The average winter temperature in Victoria hovers well above freezing. Consistent natural ice is not something the city can count on — and historically, that meant outdoor skating was not something Victoria had. The Centennial Square installation was a direct answer to that problem: build the ice mechanically, control it reliably, and open it to the public regardless of what the weather is doing.
The project drew significant media coverage both at opening and through the season. For a city that had never had a downtown outdoor rink, the response confirmed something we already knew from other installations in mild climates: the demand for public skating is not dependent on cold weather. People skate where good ice exists.
Refrigerated ice in a warm-climate market
The Centennial Square installation demonstrated something important for municipal clients considering outdoor rinks in non-traditional markets: the refrigeration technology scales down to the size and budget of a community installation, not just a commercial venue. You do not need a theme park contract to have quality public ice in a temperate city.

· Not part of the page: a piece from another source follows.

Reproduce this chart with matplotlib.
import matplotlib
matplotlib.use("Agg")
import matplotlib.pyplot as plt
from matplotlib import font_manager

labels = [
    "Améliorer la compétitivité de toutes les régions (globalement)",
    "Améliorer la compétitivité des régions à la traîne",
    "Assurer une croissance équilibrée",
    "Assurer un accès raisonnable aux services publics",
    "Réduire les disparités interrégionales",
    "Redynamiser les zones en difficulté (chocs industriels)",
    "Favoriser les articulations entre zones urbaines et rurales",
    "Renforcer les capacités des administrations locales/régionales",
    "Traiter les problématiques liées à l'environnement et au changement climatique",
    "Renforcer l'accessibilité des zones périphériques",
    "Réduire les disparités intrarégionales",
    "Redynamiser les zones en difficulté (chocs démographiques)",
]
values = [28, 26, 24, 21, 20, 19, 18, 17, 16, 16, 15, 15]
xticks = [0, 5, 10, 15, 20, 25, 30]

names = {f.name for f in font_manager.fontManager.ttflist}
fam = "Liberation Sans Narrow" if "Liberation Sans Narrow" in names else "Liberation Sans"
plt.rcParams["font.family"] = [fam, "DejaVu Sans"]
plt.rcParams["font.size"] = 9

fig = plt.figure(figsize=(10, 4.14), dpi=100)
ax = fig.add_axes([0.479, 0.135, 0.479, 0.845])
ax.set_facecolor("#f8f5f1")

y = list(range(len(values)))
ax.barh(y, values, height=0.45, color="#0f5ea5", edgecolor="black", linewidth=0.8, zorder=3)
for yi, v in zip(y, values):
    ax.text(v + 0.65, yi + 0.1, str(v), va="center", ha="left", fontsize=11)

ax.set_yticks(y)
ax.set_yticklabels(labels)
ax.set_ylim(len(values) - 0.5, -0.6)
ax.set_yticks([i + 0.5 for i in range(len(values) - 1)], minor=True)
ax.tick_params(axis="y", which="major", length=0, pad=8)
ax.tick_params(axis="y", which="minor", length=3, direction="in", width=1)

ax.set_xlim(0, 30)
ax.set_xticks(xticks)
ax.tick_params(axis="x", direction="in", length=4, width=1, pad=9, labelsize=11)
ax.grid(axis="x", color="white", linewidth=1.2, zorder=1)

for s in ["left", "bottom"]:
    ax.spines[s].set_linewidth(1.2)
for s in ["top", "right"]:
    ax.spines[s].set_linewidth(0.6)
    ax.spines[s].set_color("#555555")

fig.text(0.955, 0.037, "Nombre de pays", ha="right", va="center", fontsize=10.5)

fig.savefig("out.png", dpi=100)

Chiller sizing for a municipal outdoor rink in a mild climate is calculated differently than a cold-weather installation — ambient heat load is higher, and the refrigeration capacity needs to account for that. Getting the specification right is the difference between ice that holds and ice that softens mid-afternoon on a sunny day in January.

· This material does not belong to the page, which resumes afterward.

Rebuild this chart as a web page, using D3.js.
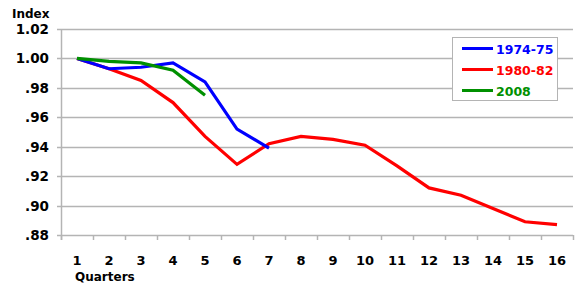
<!DOCTYPE html>
<html>
<head>
<meta charset="utf-8">
<script src="https://cdn.jsdelivr.net/npm/d3@7"></script>
<style>
  body { margin: 0; background: #fff; }
  svg { display: block; font-family: "DejaVu Sans", Verdana, sans-serif; font-weight: bold; }
</style>
</head>
<body>
<svg width="578" height="292"></svg>
<script>
// quarters on the x axis
var quarters = d3.range(1, 17);
var yTicks = [0.88, 0.90, 0.92, 0.94, 0.96, 0.98, 1.00, 1.02];

// index values
var s1974 = [1.000, 0.993, 0.994, 0.997, 0.984, 0.952, 0.939];
var s1980 = [1.000, 0.993, 0.985, 0.970, 0.947, 0.928, 0.942, 0.947, 0.945, 0.941, 0.927, 0.912, 0.907, 0.898, 0.889, 0.887];
var s2008 = [1.000, 0.998, 0.997, 0.992, 0.975];

var seriesNames = ["1974-75", "1980-82", "2008"];
var seriesColors = ["#0000ff", "#ff0000", "#009000"];
var seriesData = [s1974, s1980, s2008];

var svg = d3.select("svg");
var plotLeft = 61, plotRight = 573, plotTop = 29, plotBottom = 235;

var x = d3.scaleBand().domain(quarters).range([plotLeft, plotRight]);
var y = d3.scaleLinear().domain([0.88, 1.02]).range([plotBottom, plotTop]);

function fmt(d) {
  var s = d3.format(".2f")(d);
  return d < 1 ? s.replace(/^0/, "") : s;
}

// horizontal grid
svg.append("g")
  .selectAll("line")
  .data(yTicks)
  .enter().append("line")
    .attr("x1", plotLeft - 4)
    .attr("x2", plotRight)
    .attr("y1", function(d) { return Math.round(y(d)) + 0.5; })
    .attr("y2", function(d) { return Math.round(y(d)) + 0.5; })
    .attr("stroke", "#b4b4b4")
    .attr("stroke-width", 1.5);

// y axis line
svg.append("line")
  .attr("x1", plotLeft + 0.5).attr("x2", plotLeft + 0.5)
  .attr("y1", plotTop).attr("y2", plotBottom + 5)
  .attr("stroke", "#b4b4b4").attr("stroke-width", 1.5);

// x tick marks at band edges
var edges = quarters.map(function(q) { return x(q); }).concat([plotRight]);
svg.append("g")
  .selectAll("line")
  .data(edges)
  .enter().append("line")
    .attr("x1", function(d) { return Math.round(d) + 0.5; })
    .attr("x2", function(d) { return Math.round(d) + 0.5; })
    .attr("y1", plotBottom)
    .attr("y2", plotBottom + 5)
    .attr("stroke", "#b4b4b4")
    .attr("stroke-width", 1.5);

// y labels
svg.append("g")
  .selectAll("text")
  .data(yTicks)
  .enter().append("text")
    .attr("x", 49)
    .attr("y", function(d) { return y(d) + 5; })
    .attr("text-anchor", "end")
    .attr("font-size", 13.5)
    .text(fmt);

// x labels
svg.append("g")
  .selectAll("text")
  .data(quarters)
  .enter().append("text")
    .attr("x", function(d) { return x(d) + x.bandwidth() / 2; })
    .attr("y", 265)
    .attr("text-anchor", "middle")
    .attr("font-size", 13)
    .text(function(d) { return d; });

svg.append("text").attr("x", 12).attr("y", 18).attr("font-size", 12).text("Index");
svg.append("text").attr("x", 75).attr("y", 281).attr("font-size", 12).text("Quarters");

// series lines
var line = d3.line()
  .x(function(d, i) { return x(quarters[i]) + x.bandwidth() / 2; })
  .y(function(d) { return y(d); });

// draw 1980-82 first, then 1974-75, then 2008 on top
[1, 0, 2].forEach(function(k) {
  svg.append("path")
    .datum(seriesData[k])
    .attr("d", line)
    .attr("fill", "none")
    .attr("stroke", seriesColors[k])
    .attr("stroke-width", 3.2);
});

// legend
var lg = svg.append("g").attr("transform", "translate(452,37)");
lg.append("rect")
  .attr("x", 0.5).attr("y", 0.5)
  .attr("width", 105).attr("height", 63)
  .attr("fill", "#fff")
  .attr("stroke", "#b4b4b4");

var item = lg.selectAll("g.item")
  .data(seriesNames)
  .enter().append("g")
    .attr("class", "item")
    .attr("transform", function(d, i) { return "translate(0," + (11.5 + i * 21) + ")"; });

item.append("line")
  .attr("x1", 10).attr("x2", 41)
  .attr("stroke", function(d, i) { return seriesColors[i]; })
  .attr("stroke-width", 3);

item.append("text")
  .attr("x", 44)
  .attr("y", 5)
  .attr("font-size", 12.5)
  .attr("fill", function(d, i) { return seriesColors[i]; })
  .text(function(d) { return d; });
</script>
</body>
</html>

A first season that led to more
The 56×36 ft rink operated for approximately one month and attracted over 5,000 skaters. At roughly $60,000 to run for the season, the cost per visitor worked out to around $12 — a number that looks very different once you factor in the economic activity and goodwill a public rink generates in a city that had never had one.
By the time the season closed, organizers were already asking the same question: why didn't we build it bigger? The demand had been there from day one. As reported by the Times Colonist, discussions about a larger surface for the following year started before the ice had even come down. A rink that draws five thousand people in its first month is not a novelty — it is a permanent amenity waiting to happen.